I’ve watched Henry Hathaway‘s North to Alaska at least 10 or 12 times, but I’ve never seen Irving Thalberg‘s Grand Hotel. I’ve never seen D.W. Griffith‘s A Birth of a Nation, and I don’t think I want to either. (See, p.c. banshees? I can dismiss a film for being having grotesque racial attitudes as well as you can.) I’ve never seen Andrezj Wajda‘s Kanal, but I’d like to. I’ve never sat down with George Cukor‘s The Women or Sylvia Scarlett.

I tried watching None But The Lonely Heart but I couldn’t get through it, so you might as well say I’ve never seen it. All my life I’ve avoided almost every film starring Claudette Colbert, the exception being It Happened One Night, Cleopatra and Since You Went Away. I’ve caught just about every film Robert Duvall was ever in, but I’ve strangely never seen The Apostle. I’ve never seen Ernst Lubitsch‘s Bluebeard’s Eighth Wife. Nor have I ever seen Francois Truffaut‘s The Wild Child. I wouldn’t watch Parnell, the 1937 Clark Gable film, with a knife at my back.

I’ve never seen Jerry Schatzberg‘s Puzzle of a Downfall Child or Johnny Depp‘s The Brave (which costarred Marlon Brando), but I’m very, very sorry that I saw Don Coscarelli‘s Bubba Ho-tep.

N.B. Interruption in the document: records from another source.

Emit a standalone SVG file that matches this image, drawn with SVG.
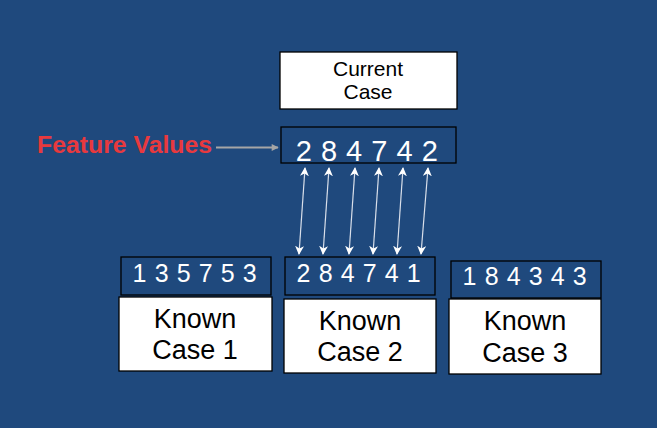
<svg xmlns="http://www.w3.org/2000/svg" width="657" height="428" viewBox="0 0 657 428">
<defs>
<style>
.bg{fill:#1F497D}
.wbox{fill:#FFFFFF;stroke:#000000;stroke-width:1.3}
.vbox{fill:#1F497D;stroke:#000000;stroke-width:1.3}
.t{font-family:"Liberation Sans",Arial,sans-serif;text-anchor:middle}
.blk{fill:#000000}
.wht{fill:#FFFFFF}
.conn{stroke:#D9DFEA;stroke-width:1.2;fill:none;marker-start:url(#ah);marker-end:url(#ah)}
</style>
<marker id="ah" viewBox="0 0 10 10" refX="9" refY="5" markerWidth="9" markerHeight="9" markerUnits="userSpaceOnUse" orient="auto-start-reverse">
<path d="M0,0 L10,5 L0,10 L3,5 z" fill="#FFFFFF"/>
</marker>
<marker id="ag" viewBox="0 0 10 10" refX="9" refY="5" markerWidth="8" markerHeight="7" markerUnits="userSpaceOnUse" orient="auto">
<path d="M0,0 L10,5 L0,10 z" fill="#A6A6A6"/>
</marker>
</defs>
<rect class="bg" x="0" y="0" width="657" height="428"/>
<g id="current-case">
<rect class="wbox" x="280" y="52" width="177" height="57"/>
<text class="t blk" x="368" y="76" font-size="21">Current</text>
<text class="t blk" x="368" y="99" font-size="21">Case</text>
</g>
<g id="feature-values-label">
<text x="37" y="153" font-family="Liberation Sans,Arial,sans-serif" font-weight="bold" font-size="24.8" fill="#E8393E">Feature Values</text>
</g>
<g id="current-values">
<rect class="vbox" x="281" y="127" width="175" height="36"/>
<text class="t wht" x="367" y="161" font-size="29" letter-spacing="0.5">2 8 4 7 4 2</text>
</g>
<g id="known-case-1">
<rect class="vbox" x="121" y="257" width="150" height="38"/>
<text class="t wht" x="195" y="282" font-size="25" letter-spacing="0.6">1 3 5 7 5 3</text>
<rect class="wbox" x="119" y="297" width="153" height="74"/>
<text class="t blk" x="195" y="327.5" font-size="27">Known</text>
<text class="t blk" x="195" y="359" font-size="27">Case 1</text>
</g>
<g id="known-case-2">
<rect class="vbox" x="285" y="257" width="150" height="38"/>
<text class="t wht" x="359" y="282" font-size="25" letter-spacing="0.6">2 8 4 7 4 1</text>
<rect class="wbox" x="284" y="299" width="152" height="74"/>
<text class="t blk" x="360" y="329.5" font-size="27">Known</text>
<text class="t blk" x="360" y="361" font-size="27">Case 2</text>
</g>
<g id="known-case-3">
<rect class="vbox" x="451" y="261" width="150" height="37"/>
<text class="t wht" x="525" y="285" font-size="25" letter-spacing="0.6">1 8 4 3 4 3</text>
<rect class="wbox" x="449" y="299" width="152" height="75"/>
<text class="t blk" x="525" y="330" font-size="27">Known</text>
<text class="t blk" x="525" y="361.5" font-size="27">Case 3</text>
</g>
<g id="connectors">
<line x1="216" y1="147.5" x2="278" y2="147.5" stroke="#A6A6A6" stroke-width="1.8" marker-end="url(#ag)"/>
<line class="conn" x1="305" y1="168" x2="299" y2="254"/>
<line class="conn" x1="329" y1="168" x2="323" y2="254"/>
<line class="conn" x1="355" y1="168" x2="349" y2="254"/>
<line class="conn" x1="379" y1="168" x2="373" y2="254"/>
<line class="conn" x1="403" y1="168" x2="397" y2="254"/>
<line class="conn" x1="428" y1="168" x2="421" y2="254"/>
</g>
</svg>
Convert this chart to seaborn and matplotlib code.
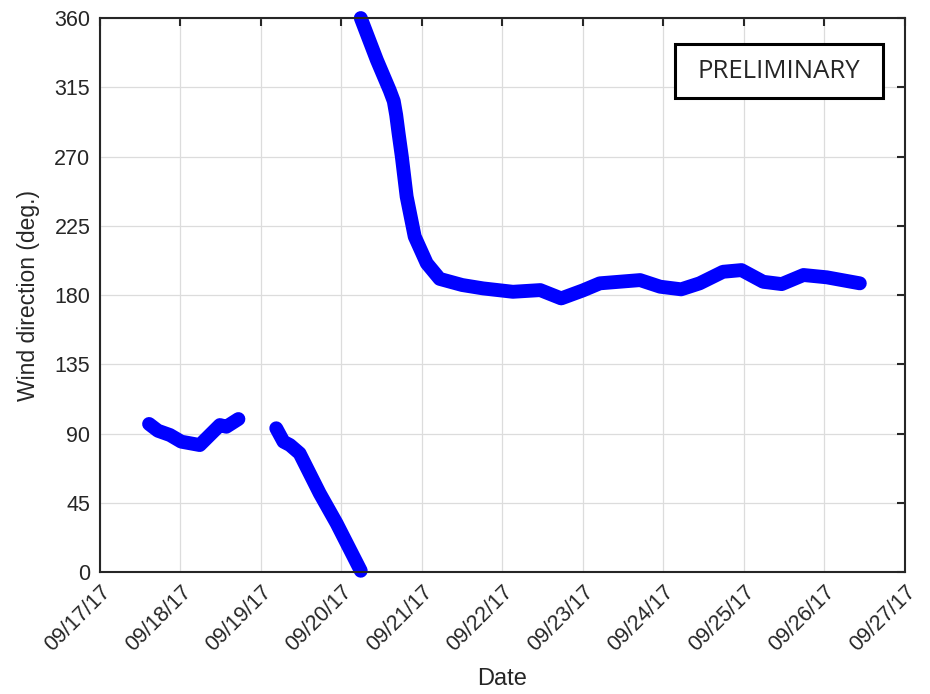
import pandas as pd
import numpy as np
import matplotlib
matplotlib.use('Agg')
import matplotlib.pyplot as plt
import matplotlib.dates as mdates
from matplotlib.patches import Rectangle
import seaborn as sns

# Wind direction readings, days after 09/17/17 00:00
seg1_days = [0.61, 0.72, 0.87, 1.01, 1.24, 1.49, 1.57, 1.72]
seg1_dir = [96.2, 91.8, 89.0, 84.7, 82.5, 95.5, 94.4, 99.4]

seg2_days = [2.19, 2.28, 2.36, 2.48, 2.73, 2.94, 3.24]
seg2_dir = [93.4, 84.7, 82.5, 77.1, 51.1, 31.6, 0.8]

seg3_days = [3.24, 3.44, 3.60, 3.65, 3.68, 3.71, 3.75, 3.81, 3.91, 4.06, 4.22, 4.50,
             4.76, 5.13, 5.47, 5.73, 6.00, 6.21, 6.71, 6.96, 7.22, 7.45,
             7.74, 7.97, 8.24, 8.47, 8.74, 9.03, 9.44]
seg3_dir = [360.0, 332.7, 313.0, 306.0, 297.0, 285.0, 270.0, 244.0, 218.0, 200.6, 190.5, 186.5,
            184.3, 182.1, 183.2, 177.8, 183.0, 187.6, 189.7, 185.4, 183.7, 187.6,
            195.1, 196.2, 188.6, 187.1, 193.0, 191.5, 187.6]

y_ticks = [0, 45, 90, 135, 180, 225, 270, 315, 360]

start = pd.Timestamp('2017-09-17')
frames = []
for i, (d, v) in enumerate([(seg1_days, seg1_dir), (seg2_days, seg2_dir), (seg3_days, seg3_dir)]):
    frames.append(pd.DataFrame({
        'Date': start + pd.to_timedelta(d, unit='D'),
        'Direction': v,
        'segment': i,
    }))
df = pd.concat(frames, ignore_index=True)

sns.set_style('white')
plt.rcParams['font.family'] = ['Liberation Sans', 'DejaVu Sans']

fig = plt.figure(figsize=(9.3, 6.94), dpi=100)
ax = fig.add_axes([0.1075, 0.1758, 0.8655, 0.7982])

sns.lineplot(data=df, x='Date', y='Direction', units='segment', estimator=None,
             sort=False, color='#0000ff', linewidth=10, ax=ax,
             solid_capstyle='round', solid_joinstyle='round')
for line in ax.lines:
    line.set_clip_on(False)

ax.set_xlim(start, start + pd.Timedelta(days=10))
ax.set_ylim(0, 360)
ax.set_yticks(y_ticks)
ax.xaxis.set_major_locator(mdates.DayLocator())
ax.xaxis.set_major_formatter(mdates.DateFormatter('%m/%d/%y'))
ax.grid(True, color='#dcdcdc', linewidth=0.9)
ax.set_axisbelow(True)

for s in ax.spines.values():
    s.set_color('#262626')
    s.set_linewidth(1.5)
ax.tick_params(direction='in', length=6, width=1.5, color='#262626',
               labelsize=15.5, labelcolor='#262626', top=True, right=True, pad=7)
plt.setp(ax.get_xticklabels(), rotation=45, ha='right', rotation_mode='anchor')

ax.set_xlabel('Date', fontsize=17, color='#262626', labelpad=9)
ax.set_ylabel('Wind direction (deg.)', fontsize=16.5, color='#262626', labelpad=10)

ax.add_patch(Rectangle((0.714, 0.856), 0.259, 0.097, transform=ax.transAxes,
                       facecolor='white', edgecolor='black', linewidth=2.2, zorder=5))
ax.text(0.8435, 0.904, 'PRELIMINARY', transform=ax.transAxes, ha='center', va='center',
        fontsize=18.5, family=['Open Sans', 'DejaVu Sans'], zorder=6)

fig.savefig('out.png', dpi=100)
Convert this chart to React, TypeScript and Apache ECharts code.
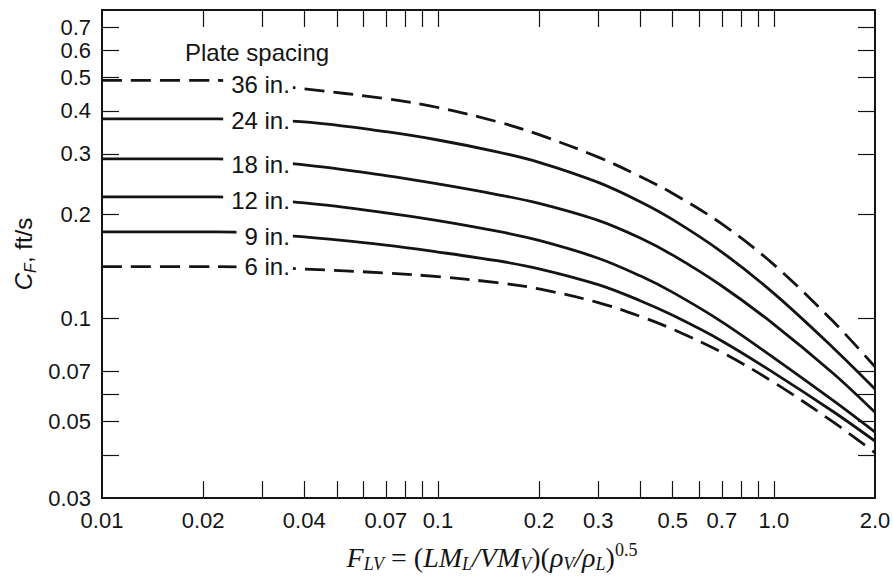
import React, { useEffect, useRef } from "react";
import * as echarts from "echarts";

// F_LV sample positions (shared by all curves)
const FLV = [0.01, 0.022, 0.04, 0.07, 0.1, 0.15, 0.2, 0.3, 0.4, 0.5, 0.7, 1.0, 1.5, 2.0];

// C_F (ft/s) for each plate spacing
const spacingNames = ["36 in.", "24 in.", "18 in.", "12 in.", "9 in.", "6 in."];
const cf36 = [0.49, 0.49, 0.463, 0.4337, 0.4089, 0.3719, 0.3409, 0.2934, 0.2578, 0.2301, 0.1877, 0.1429, 0.0978, 0.0722];
const cf24 = [0.379, 0.379, 0.3714, 0.3478, 0.329, 0.304, 0.2834, 0.2477, 0.2177, 0.1931, 0.1555, 0.1179, 0.082, 0.0622];
const cf18 = [0.29, 0.29, 0.2785, 0.2592, 0.2452, 0.2284, 0.2153, 0.1921, 0.1707, 0.1523, 0.1239, 0.0959, 0.0691, 0.0532];
const cf12 = [0.225, 0.225, 0.2159, 0.2022, 0.192, 0.1788, 0.168, 0.1492, 0.1326, 0.1187, 0.0975, 0.0766, 0.0576, 0.0466];
const cf9 = [0.178, 0.178, 0.172, 0.1628, 0.1555, 0.1467, 0.139, 0.125, 0.1123, 0.1018, 0.0858, 0.0693, 0.0535, 0.0439];
const cf6 = [0.141, 0.141, 0.1388, 0.1351, 0.1319, 0.1267, 0.1215, 0.1109, 0.1011, 0.0928, 0.0795, 0.065, 0.0499, 0.0406];
const curves = [cf36, cf24, cf18, cf12, cf9, cf6];
const dashedCurves = [true, false, false, false, false, true];

// curve label anchors (right end of label text)
const labelFLV = 0.037;
const labelCF = [0.476, 0.374, 0.28, 0.219, 0.173, 0.141];

// axis ticks and labels
const xTickValues = [0.02, 0.03, 0.04, 0.05, 0.06, 0.07, 0.08, 0.09, 0.1, 0.2, 0.3, 0.4, 0.5, 0.6, 0.7, 0.8, 0.9, 1.0];
const xLabelValues = [0.01, 0.02, 0.04, 0.07, 0.1, 0.2, 0.3, 0.5, 0.7, 1.0, 2.0];
const yTickValues = [0.04, 0.05, 0.06, 0.07, 0.1, 0.2, 0.3, 0.4, 0.5, 0.6, 0.7];
const yLabelValues = [0.03, 0.05, 0.07, 0.1, 0.2, 0.3, 0.4, 0.5, 0.6, 0.7];

const INK = "#141414";
const SANS = "'Liberation Sans', Arial, Helvetica, sans-serif";
const SERIF = "'Liberation Serif', 'Times New Roman', serif";

const fmt = (v: number) => {
  const r = Number(Number(v).toPrecision(4));
  return r >= 1 ? r.toFixed(1) : String(r);
};

function makeAxisCommon(show: boolean, labels: number[], ticks: number[]) {
  return {
    axisLine: { show: true, onZero: false, lineStyle: { color: INK, width: 2 } },
    axisTick: {
      show: true,
      inside: true,
      length: 17,
      customValues: ticks,
      lineStyle: { color: INK, width: 1.2 },
    },
    axisLabel: {
      show,
      customValues: labels,
      formatter: fmt,
      color: INK,
      fontSize: 22,
      fontFamily: SANS,
      margin: 11,
    },
    splitLine: { show: false },
    minorTick: { show: false },
    minorSplitLine: { show: false },
  };
}

export default function App() {
  const ref = useRef<HTMLDivElement>(null);

  useEffect(() => {
    if (!ref.current) return;
    const chart = echarts.init(ref.current, undefined, { renderer: "svg" });

    const lineSeries = curves.map((cf, i) => ({
      type: "line",
      name: spacingNames[i],
      xAxisIndex: 0,
      yAxisIndex: 0,
      data: FLV.map((x, j) => [x, cf[j]]),
      showSymbol: false,
      symbol: "none",
      smooth: 0.35,
      z: 2,
      lineStyle: {
        color: INK,
        width: 2.8,
        type: dashedCurves[i] ? [20, 9] : "solid",
      },
      silent: true,
    }));

    const labelSeries = {
      type: "scatter",
      xAxisIndex: 0,
      yAxisIndex: 0,
      symbol: "circle",
      symbolSize: 0,
      itemStyle: { color: INK, opacity: 1 },
      z: 10,
      silent: true,
      data: spacingNames.map((n, i) => ({ name: n, value: [labelFLV, labelCF[i]] })),
      label: {
        show: true,
        position: "left",
        distance: 0,
        formatter: "{b}",
        color: INK,
        opacity: 1,
        textBorderWidth: 0,
        fontSize: 24,
        fontFamily: SANS,
        backgroundColor: "#fff",
        padding: [1, 3, 1, 8],
      },
      emphasis: { disabled: true },
    };

    const option: any = {
      animation: false,
      backgroundColor: "#fff",
      grid: {
        left: 102,
        right: 18,
        top: 10,
        bottom: 80,
        containLabel: false,
        outerBoundsMode: "none",
      },
      xAxis: [
        {
          type: "log",
          logBase: 10,
          min: 0.01,
          max: 2.0,
          position: "bottom",
          ...makeAxisCommon(true, xLabelValues, xTickValues),
        },
        {
          type: "log",
          logBase: 10,
          min: 0.01,
          max: 2.0,
          position: "top",
          ...makeAxisCommon(false, xLabelValues, xTickValues),
        },
      ],
      yAxis: [
        {
          type: "log",
          logBase: 10,
          min: 0.03,
          max: 0.785,
          position: "left",
          ...makeAxisCommon(true, yLabelValues, yTickValues),
        },
        {
          type: "log",
          logBase: 10,
          min: 0.03,
          max: 0.785,
          position: "right",
          ...makeAxisCommon(false, yLabelValues, yTickValues),
        },
      ],
      series: [...lineSeries, labelSeries],
      graphic: [
        {
          type: "text",
          x: 185,
          y: 52,
          z: 20,
          style: {
            text: "Plate spacing",
            fill: INK,
            fontSize: 24,
            fontFamily: SANS,
            align: "left",
            verticalAlign: "middle",
          },
        },
        {
          type: "text",
          x: 23,
          y: 254,
          rotation: Math.PI / 2,
          z: 20,
          style: {
            text: "{c|C}{s|F}{n|, ft/s}",
            align: "center",
            verticalAlign: "middle",
            fill: INK,
            rich: {
              c: { fontSize: 24, fontStyle: "italic", fontFamily: SANS, lineHeight: 30, fill: INK },
              s: { fontSize: 16, fontStyle: "italic", fontFamily: SANS, verticalAlign: "bottom", fill: INK },
              n: { fontSize: 24, fontFamily: SANS, lineHeight: 30, fill: INK },
            },
          },
        },
        {
          type: "text",
          x: 492,
          y: 557,
          z: 20,
          style: {
            text: "{i|F}{s|LV}{n| = (}{i|LM}{s|L}{i|/VM}{s|V}{n|)(}{i|ρ}{s|V}{i|/ρ}{s|L}{n|)}{p|0.5}",
            align: "center",
            verticalAlign: "middle",
            fill: INK,
            rich: {
              i: { fontSize: 28, fontStyle: "italic", fontFamily: SERIF, lineHeight: 32, fill: INK },
              n: { fontSize: 28, fontFamily: SERIF, lineHeight: 32, fill: INK },
              s: { fontSize: 18, fontStyle: "italic", fontFamily: SERIF, verticalAlign: "bottom", fill: INK },
              p: { fontSize: 18, fontFamily: SERIF, verticalAlign: "top", fill: INK },
            },
          },
        },
      ],
    };

    chart.setOption(option);
    return () => chart.dispose();
  }, []);

  return (
    <div
      ref={ref}
      style={{ position: "fixed", left: 0, top: 0, width: 893, height: 578, background: "#fff" }}
    />
  );
}
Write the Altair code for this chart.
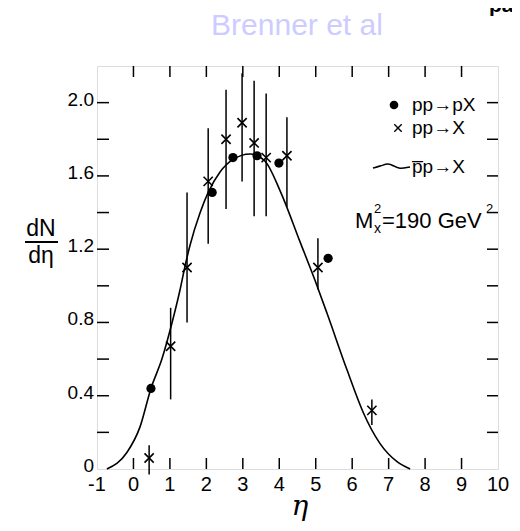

Rather than ask for films that readers haven’t seen, how about switching the topic to strange attractions — i.e., films you know are shallow or not very accomplished or certainly marginal, but which you’ve seen numerous times over the years because there’s something fundamentally likable or comforting about them? One of my guilty pleasures would be North to Alaska — what’s yours?